Après tout, comment ne pas se réjouir devant les 3,5 milliards de shekels |=992 millions d’€] jetés par les fenêtres : autrement dit, enfouis profondément dans le sol, et en échange desquels Israël a reçu 2 millions de mètres cubes de béton, 140 tonnes de fer et d’acier qui ne rouilleront jamais, y compris des capteurs sensibles à toute binette utilisée par un membre du Hamas, et la sécurité pour toujours pour les enfants vivant en Israël près de la frontière de Gaza – qui est bien sûr « sans prix ».
Ils sont même venus de l’Amérique de Donald Trump à l’époque pour regarder la merveille – la fierté d’Israël. Chaque volée de roquettes Qassam passait par là et voyait les trois usines à béton construites là, les tonnes de ciment et de fer versées dans le sol dans un pays qui verse à ses handicapés 3 200 shekels [=900 €] par mois, et exige qu’ils se contentent de cela pour vivre, car il n’a pas d’argent.
Pendant que le monstre de fer et de béton était enfoui dans la terre, pas un seul débat public n’a été organisé sur cette entreprise insensée. Parce qu’il y avait quoi à discuter ? De la sécurité. Il est peu probable qu’il y ait ne serait-ce que 1000 Israéliens, sans compter les entrepreneurs et leurs familles, qui aient entendu parler de tout cela. Il est ridicule d’exiger un débat public sur la question, que seuls les généraux de brigade comprennent, et dont des personnages comme Trump sont si ravis.
C’est excitant de voir la clôture maintenant dans toute sa gloire. Elle peut servir de nouveau monument national pour commémorer la santé mentale temporaire que le pays a perdue. Un convoi de limousines amènera les invités officiels de l’étranger – directement de Yad Vashem – pour voir cette merveille. Ici est enterrée la raison d’Israël. Ici, il a enfoui sa tête aussi profondément que possible dans le sable, et ici, il a finalement été déclaré nation maboule. Un État militaire sophistiqué, qui s’entoure de clôtures qui n’ont aucun rival dans le monde, face à des milices aux pieds nus, qui ne cesseront jamais de le harceler tant qu’elles seront emprisonnées à l’intérieur de la bande de Gaza. Un pays qui investit des dizaines de milliards de shekels supplémentaires dans la préparation d’une attaque non moins folle contre l’Iran, tout en sachant qu’il ne la mènera jamais à bien, a besoin d’un monument de bon sens – et sa place est à la frontière avec la bande de Gaza.

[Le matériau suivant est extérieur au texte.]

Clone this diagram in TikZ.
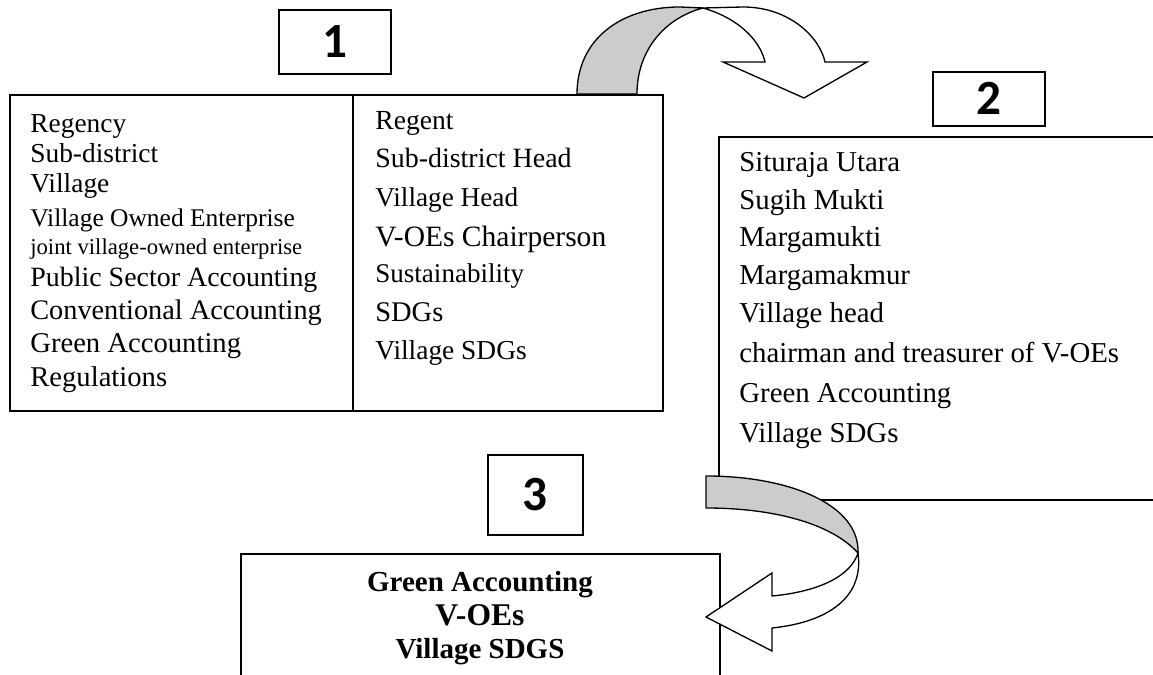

Derrière les façades bondées des grilles de fer, il n’est plus possible de voir ce qui se trouve de l’autre côté. Mais personne ne veut voir non plus. Il y a là un énorme camp de concentration pour les humains.
Lorsque la clôture a été construite autour de Qalqilyah en Cisjordanie, elle faisait penser à un camp de concentration. Quiconque osait faire la comparaison était bien sûr immédiatement condamné. Face à la clôture de Gaza, il n’est plus possible de tromper qui que ce soit : voilà à quoi ressemble la clôture d’un ghetto, d’une prison, d’un camp de concentration. Il n’y a qu’en Israël qu’on célèbre la construction d’un camp de concentration. Seul le ciel du ghetto est encore ouvert, et de façon limitée. Bientôt, la prochaine invention diabolique de l’establishment de la défense : un dôme de fer, un énorme plafond au-dessus du ciel de Gaza. Le chef de l’administration « des frontières et de la ligne de démarcation » y travaille déjà. D’abord, il doit en finir avec le mur intimidant en cours de construction à la frontière libanaise, et ensuite il sera libre de le faire aussi.
Deux millions de personnes ont été emprisonnées sans interruption pendant 15 ans – il n’y a jamais eu d’autre camp de concentration comme celui-ci. La clôture qui a été inaugurée mardi est impitoyable : elle restera à jamais. Vous ne serez jamais libérés, Gazaoui·es. Après tout, on ne jette pas un milliard de dollars à la poubelle.
La ligne Bar-Lev était un piège mortel, la barrière de séparation est ouverte et déchirée depuis longtemps, et aucune leçon n’a été tirée. Mais les Israéliens font la fête. Il y a un trop-plein de sécurité dans le sud, aussi – tellement de sécurité qu’il ne reste rien pour quoi que ce soit d’autre.